DistributedLB: Objects not migrating after strategy runs
Will attach a demonstration case shortly
#3 Updated by Kavitha Chandrasekar over 1 year ago
The migration phase after strategy phase seems to work okay for me. In the Makefile, the test uses 2 PEs. I believe we need atleast 3 PEs, since each underloaded PE sends info to 2 random neighbors. With +p2 it would hang in trying to find a second neighbor:
rand_nbor2 = rand() % CkNumPes();
} while ((rand_nbor2 CkMyPe()) || (rand_nbor2 rand_nbor1));
#4 Updated by Phil Miller over 1 year ago
The potential to hang on 2 PEs seems like it should also be fixed.
I was running on 40 PEs when I observed the issue. I think I know what could be causing the lack of migration in that case. The overloaded PEs have objects that each would take an underloaded PE all the way past the average, past the overload threshold, to overloaded. Right now, the underloaded PEs will reject the load in that case, and the overloaded PE will keep trying to find a recipient. In this circumstance, it will never find a willing recipient. Does that make sense?

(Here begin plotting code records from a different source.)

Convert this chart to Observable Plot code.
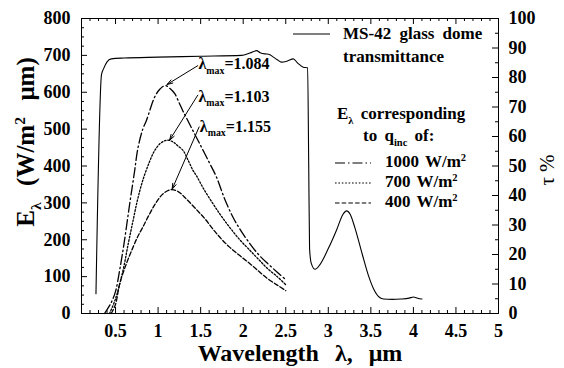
<!DOCTYPE html>
<html><head><meta charset="utf-8">
<script src="https://cdn.jsdelivr.net/npm/d3@7"></script>
<script src="https://cdn.jsdelivr.net/npm/@observablehq/plot@0.6"></script>
<style>
body{margin:0;background:#fff;}
svg{display:block;}
svg text, svg tspan{font-family:"Liberation Serif","Times New Roman",serif !important;}
</style>
</head><body><div id="chart"></div>
<script>
// ---- data ----
const tauLambda = [0.27,0.335,0.36,0.40,0.45,0.6,1.0,1.5,1.98,2.08,2.157,2.2,2.254,2.3,2.35,2.4,2.45,2.52,2.588,2.64,2.706,2.757,2.77,2.78,2.80,2.845,2.9,3.0,3.1,3.17,3.215,3.26,3.313,3.4,3.47,3.53,3.6,3.65,3.75,3.85,3.95,4.0,4.05,4.1];
const tauPercent = [6.7,81,83,85.3,86.3,86.6,86.9,87.2,87.5,88.3,89.1,88.4,88.0,87.9,87.0,86.0,85.2,85.6,86.3,84.9,83.5,83.3,50,22,17,15,16.5,22,28.5,33.5,34.8,33.5,29,20,13,8.5,5.5,4.9,4.8,4.9,5.2,5.6,5.2,4.9];

const e1000Lambda = [0.37,0.45,0.5,0.548,0.6,0.666,0.72,0.765,0.82,0.862,0.96,1.02,1.084,1.14,1.196,1.25,1.29,1.33,1.4,1.49,1.6,1.686,1.78,1.88,1.98,2.08,2.18,2.29,2.4,2.5];
const e1000 = [0,30,60,117,190,297,380,451,500,523,587,608,618,610,596,570,550,532,500,460,410,370,312,261,222,189,160,135,112,92];

const e700Lambda = [0.43,0.5,0.588,0.65,0.706,0.76,0.82,0.9,0.96,1.03,1.103,1.17,1.23,1.294,1.35,1.41,1.45,1.53,1.647,1.74,1.84,1.96,2.08,2.18,2.29,2.4,2.5];
const e700 = [0,40,117,190,252,310,361,412,442,462,470,466,455,442,417,388,374,340,297,265,234,200,171,147,121,100,78];

const e400Lambda = [0.45,0.5,0.548,0.627,0.706,0.76,0.82,0.9,0.98,1.06,1.155,1.24,1.33,1.45,1.55,1.647,1.74,1.84,1.96,2.08,2.18,2.29,2.4,2.5];
const e400 = [0,25,80,135,180,208,234,270,302,325,336,330,311,282,257,228,203,180,157,135,115,94,77,62];

const peakLabels = ["λ_{max}=1.084","λ_{max}=1.103","λ_{max}=1.155"];
const labelLambda = [1.474,1.474,1.49];
const labelE = [676,588,507];
const arrowFromLambda = [1.466,1.466,1.482];
const arrowFromE = [672,592,506];
const arrowToLambda = [1.105,1.135,1.165];
const arrowToE = [621,470,337];

const xTicks = [0.5,1,1.5,2,2.5,3,3.5,4,4.5,5];
const yTicksLeft = [0,100,200,300,400,500,600,700,800];
const yTicksRight = [0,10,20,30,40,50,60,70,80,90,100];

const legendSeries = ["1000 W/m^{2}","700 W/m^{2}","400 W/m^{2}"];
const dashes = ["10,3,1.5,3","1.6,1.8","4.5,2.2"];

// ---- layout ----
const W = 564, H = 368, mL = 81, mR = 66, mT = 18, mB = 55;
const FW = W - mL - mR, FH = H - mT - mB;
const serif = "Liberation Serif, Times New Roman, serif";

const rows = (xs, ys) => xs.map((x, i) => ({x, y: ys[i]}));
const tauRows = rows(tauLambda, tauPercent.map(t => t * 8));
const series = [rows(e1000Lambda, e1000), rows(e700Lambda, e700), rows(e400Lambda, e400)];
const ann = peakLabels.map((t, i) => ({t, x: labelLambda[i], y: labelE[i], x1: arrowFromLambda[i], y1: arrowFromE[i], x2: arrowToLambda[i], y2: arrowToE[i]}));

const xMinor = d3.range(2, 50).map(i => i / 10).filter(v => Math.abs(v * 2 - Math.round(v * 2)) > 1e-6);
const yMinorL = d3.range(25, 800, 25).filter(v => v % 100 !== 0);
const yMinorR = d3.range(40, 800, 40).filter(v => v % 80 !== 0);
const yMajorL = yTicksLeft.slice(1, -1);
const yMajorR = yTicksRight.slice(1, -1).map(v => v * 8);
const xMajor = xTicks.slice(0, -1);

const svg = Plot.plot({
  width: W, height: H,
  marginLeft: mL, marginRight: mR, marginTop: mT, marginBottom: mB,
  style: {fontFamily: serif, fontSize: "18px", fontWeight: "bold", color: "black", background: "white", overflow: "visible"},
  x: {domain: [0.1, 5]},
  y: {domain: [0, 800]},
  marks: [
    Plot.frame({stroke: "black", strokeWidth: 1}),
    // inward ticks
    Plot.tickX(xMinor, {x: d => d, insetTop: FH - 3, stroke: "black"}),
    Plot.tickX(xMajor, {x: d => d, insetTop: FH - 6, stroke: "black"}),
    Plot.tickX(xMinor, {x: d => d, insetBottom: FH - 3, stroke: "black"}),
    Plot.tickX(xMajor, {x: d => d, insetBottom: FH - 6, stroke: "black"}),
    Plot.tickY(yMinorL, {y: d => d, insetRight: FW - 3, stroke: "black"}),
    Plot.tickY(yMajorL, {y: d => d, insetRight: FW - 6, stroke: "black"}),
    Plot.tickY(yMinorR, {y: d => d, insetLeft: FW - 3, stroke: "black"}),
    Plot.tickY(yMajorR, {y: d => d, insetLeft: FW - 6, stroke: "black"}),
    Plot.axisX({ticks: xTicks, tickSize: 0, tickPadding: 11, tickFormat: d => String(d), label: null, fontFamily: serif, fontSize: 18, fontWeight: "bold"}),
    Plot.axisY({anchor: "left", ticks: yTicksLeft, tickSize: 0, tickPadding: 11, tickFormat: d => String(d), label: null, fontFamily: serif, fontSize: 18, fontWeight: "bold"}),
    Plot.axisY({anchor: "right", ticks: yTicksRight.map(v => v * 8), tickSize: 0, tickPadding: 10, tickFormat: d => String(d / 8), label: null, fontFamily: serif, fontSize: 18, fontWeight: "bold"}),
    // data
    Plot.line(tauRows, {x: "x", y: "y", stroke: "black", strokeWidth: 1.1, curve: "monotone-x"}),
    ...series.map((s, i) => Plot.line(s, {x: "x", y: "y", stroke: "black", strokeWidth: 1.3, strokeDasharray: dashes[i], curve: "catmull-rom"})),
    Plot.arrow(ann, {x1: "x1", y1: "y1", x2: "x2", y2: "y2", stroke: "black", strokeWidth: 1, headLength: 9, headAngle: 35}),
    Plot.text(ann, {x: "x", y: "y", text: "t", textAnchor: "start", fontSize: 16, fontWeight: "bold", fontFamily: serif, fill: "black"})
  ]
});
document.getElementById("chart").appendChild(svg);

// rich text helper: _{sub} ^{sup}
function rich(el, str) {
  const fs = parseFloat(getComputedStyle(el).fontSize) || 16;
  while (el.firstChild) el.removeChild(el.firstChild);
  const re = /([_^])\{([^}]*)\}/g;
  const parts = []; let last = 0, m;
  while ((m = re.exec(str))) {
    if (m.index > last) parts.push([null, str.slice(last, m.index)]);
    parts.push([m[1], m[2]]);
    last = re.lastIndex;
  }
  if (last < str.length) parts.push([null, str.slice(last)]);
  let shift = 0;
  for (const [k, s] of parts) {
    const ts = document.createElementNS("http://www.w3.org/2000/svg", "tspan");
    ts.textContent = s;
    const target = k === "_" ? 0.28 * fs : k === "^" ? -0.38 * fs : 0;
    if (target !== shift) ts.setAttribute("dy", (target - shift).toFixed(2));
    shift = target;
    if (k) ts.setAttribute("font-size", (fs * 0.62).toFixed(1));
    el.appendChild(ts);
  }
}
d3.select(svg).selectAll("text").each(function() {
  const s = this.textContent;
  if (/[_^]\{/.test(s)) rich(this, s);
});

const g = d3.select(svg).append("g").attr("font-family", serif).attr("fill", "black");
function addText(x, y, str, opts = {}) {
  const t = g.append("text").attr("x", x).attr("y", y)
    .style("font-size", (opts.size || 17) + "px").style("font-weight", opts.weight || "bold")
    .attr("text-anchor", opts.anchor || "start");
  if (opts.rotate) t.attr("transform", `rotate(${opts.rotate},${x},${y})`);
  if (opts.ws) t.attr("word-spacing", opts.ws);
  rich(t.node(), str);
  return t;
}
// axis titles
addText(300, 361, "Wavelength  λ,  μm", {size: 24, anchor: "middle", ws: 2});
addText(34, 142, "E_{λ}  (W/m^{2}  μm)", {size: 25, anchor: "middle", rotate: -90, ws: 2});
addText(554, 170, "τ %", {size: 21, weight: "normal", anchor: "middle", rotate: -90});

// legend
g.append("line").attr("x1", 293).attr("x2", 330).attr("y1", 34).attr("y2", 34).attr("stroke", "black").attr("stroke-width", 1.1);
addText(343, 39, "MS-42 glass dome", {ws: 4});
addText(343, 62, "transmittance");
addText(337, 119, "E_{λ} corresponding", {ws: 3});
addText(363, 141, "to q_{inc} of:", {ws: 3});
legendSeries.forEach((s, i) => {
  const y = 163 + i * 20;
  g.append("line").attr("x1", 335).attr("x2", 371).attr("y1", y).attr("y2", y)
    .attr("stroke", "black").attr("stroke-width", 1.2).attr("stroke-dasharray", dashes[i]);
  addText(385, y + 4, s, {ws: 2});
});
</script>
</body></html>
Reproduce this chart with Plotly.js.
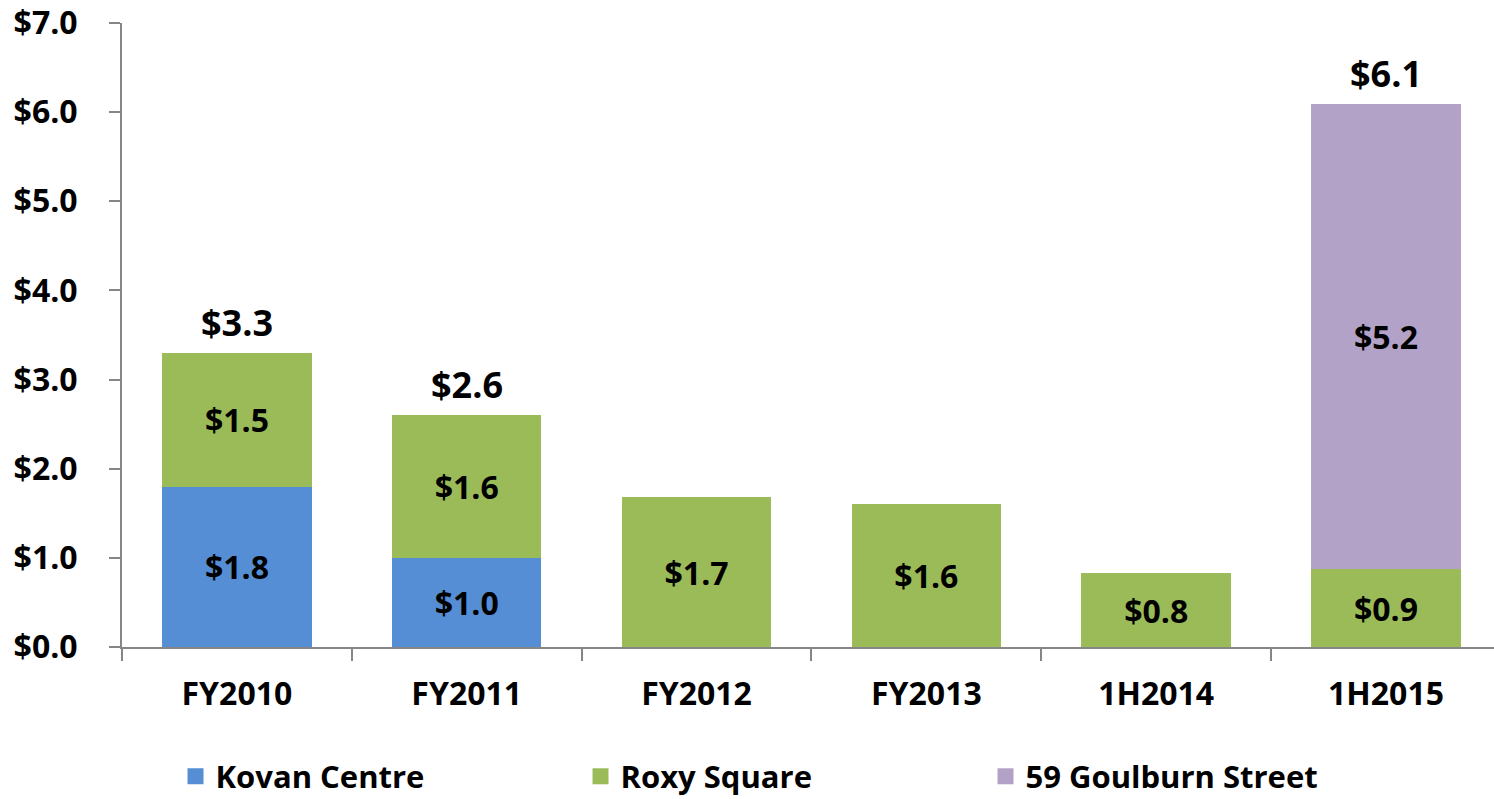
<!DOCTYPE html>
<html>
<head>
<meta charset="utf-8">
<script src="https://cdn.plot.ly/plotly-3.0.1.min.js"></script>
<style>
  html, body { margin: 0; padding: 0; background: #ffffff; }
  #chart { width: 1494px; height: 799px; }
</style>
</head>
<body>
<div id="chart"></div>
<script>
const categories = ["FY2010", "FY2011", "FY2012", "FY2013", "1H2014", "1H2015"];
const kovanCentre = [1.8, 1.0, null, null, null, null];
const roxySquare = [1.5, 1.6, 1.68, 1.6, 0.83, 0.87];
const goulburnStreet = [null, null, null, null, null, 5.22];
const totalLabels = ["$3.3", "$2.6", null, null, null, "$6.1"];
const seriesNames = ["Kovan Centre", "Roxy Square", "59 Goulburn Street"];
const colors = ["#558ED5", "#9BBB59", "#B3A2C7"];

const FONT = "Open Sans, Lato, sans-serif";
const series = [kovanCentre, roxySquare, goulburnStreet];

const traces = series.map((vals, i) => ({
  type: "bar",
  name: seriesNames[i],
  x: categories,
  y: vals,
  marker: { color: colors[i] },
  width: 0.65,
  text: vals.map(v => v == null ? "" : "$" + v.toFixed(1)),
  texttemplate: "%{text}",
  textposition: "inside",
  insidetextanchor: "middle",
  constraintext: "none",
  textfont: { family: FONT, size: 32, color: "#000000", weight: 700 },
  showlegend: false,
  hoverinfo: "skip"
}));

// legend entries with larger square swatches
seriesNames.forEach((n, i) => {
  traces.push({
    type: "scatter",
    mode: "markers",
    name: n,
    x: [null],
    y: [null],
    marker: { symbol: "square", size: 16, color: colors[i] },
    showlegend: true,
    hoverinfo: "skip"
  });
});

const totals = series[0].map((_, j) => series.reduce((s, arr) => s + (arr[j] || 0), 0));
const annotations = categories.map((c, j) => totalLabels[j] ? ({
  x: c,
  y: totals[j],
  xref: "x",
  yref: "y",
  text: totalLabels[j],
  showarrow: false,
  yanchor: "bottom",
  yshift: 4,
  font: { family: FONT, size: 36, color: "#000000", weight: 700 }
}) : null).filter(a => a);

const layout = {
  width: 1494,
  height: 799,
  margin: { l: 122, r: 0, t: 23, b: 152, autoexpand: false },
  paper_bgcolor: "#ffffff",
  plot_bgcolor: "#ffffff",
  barmode: "stack",
  font: { family: FONT, size: 32, color: "#000000", weight: 700 },
  xaxis: {
    type: "category",
    range: [-0.5, 5.47],
    tickson: "boundaries",
    ticks: "outside",
    ticklen: 12,
    tickwidth: 2,
    tickcolor: "#868686",
    showline: true,
    linecolor: "#868686",
    linewidth: 2,
    showgrid: false,
    zeroline: false,
    automargin: false,
    ticklabelstandoff: 18,
    tickfont: { family: FONT, size: 32, color: "#000000", weight: 700 }
  },
  yaxis: {
    range: [0, 7],
    tickvals: [0, 1, 2, 3, 4, 5, 6, 7],
    tickformat: "$.1f",
    ticks: "outside",
    ticklen: 11,
    tickwidth: 2,
    tickcolor: "#868686",
    showline: true,
    linecolor: "#868686",
    linewidth: 2,
    showgrid: false,
    zeroline: false,
    automargin: false,
    ticklabelstandoff: 25,
    tickfont: { family: FONT, size: 32, color: "#000000", weight: 700 }
  },
  legend: {
    orientation: "h",
    traceorder: "normal",
    x: 0.039,
    xanchor: "left",
    yref: "container",
    y: 0.028,
    yanchor: "middle",
    entrywidth: 360,
    font: { family: FONT, size: 31, color: "#000000", weight: 700 },
    itemsizing: "trace",
    bgcolor: "rgba(0,0,0,0)"
  },
  annotations: annotations
};

Plotly.newPlot("chart", traces, layout, { displayModeBar: false, staticPlot: true });
</script>
</body>
</html>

If my hypothesis is right, I think what the strategy should do instead is accept load transfers if the resulting arrangement is sufficiently less overloaded than it was without making the transfer. Maybe the previously underloaded PE can then also try to shed some of its load. Or, if we're planning on using MetaLB anyway, we can just let it take some of the overload, improving the situation to some degree, and trust that the strategy will be run again soon.
#6 Updated by Kavitha Chandrasekar over 1 year ago
- Status changed from New to In Progress
As you suggest, this might make the receiver PE overloaded, thereby not migrating objects. Before sending to an underloaded PE, the donor PE checks that transferring object to receiver PE does not make it overloaded (i.e (p_load + obj->load) < avg_load).
To check if it becomes sufficiently less overloaded overall, we could add a condition, ((p_load + obj->load) < avg_load) || (p_load + obj->load) < my_load ) which could increase the migrations performed. When run on a single node, this logic seems to increase the initial migrations. Need to perform testing at scale.
#12 Updated by Kavitha Chandrasekar about 1 year ago
I have updated the gerrit patch https://charm.cs.illinois.edu/gerrit/#/c/1951/ with Harshitha's fix from her branch. This version of DistributedLB performs load balancing in multiple phases, when the target threshold is not met, it attempts another phase of load balancing with an updated threshold. For a simple stencil load-balancing example, it performs migrations and balances load as expected.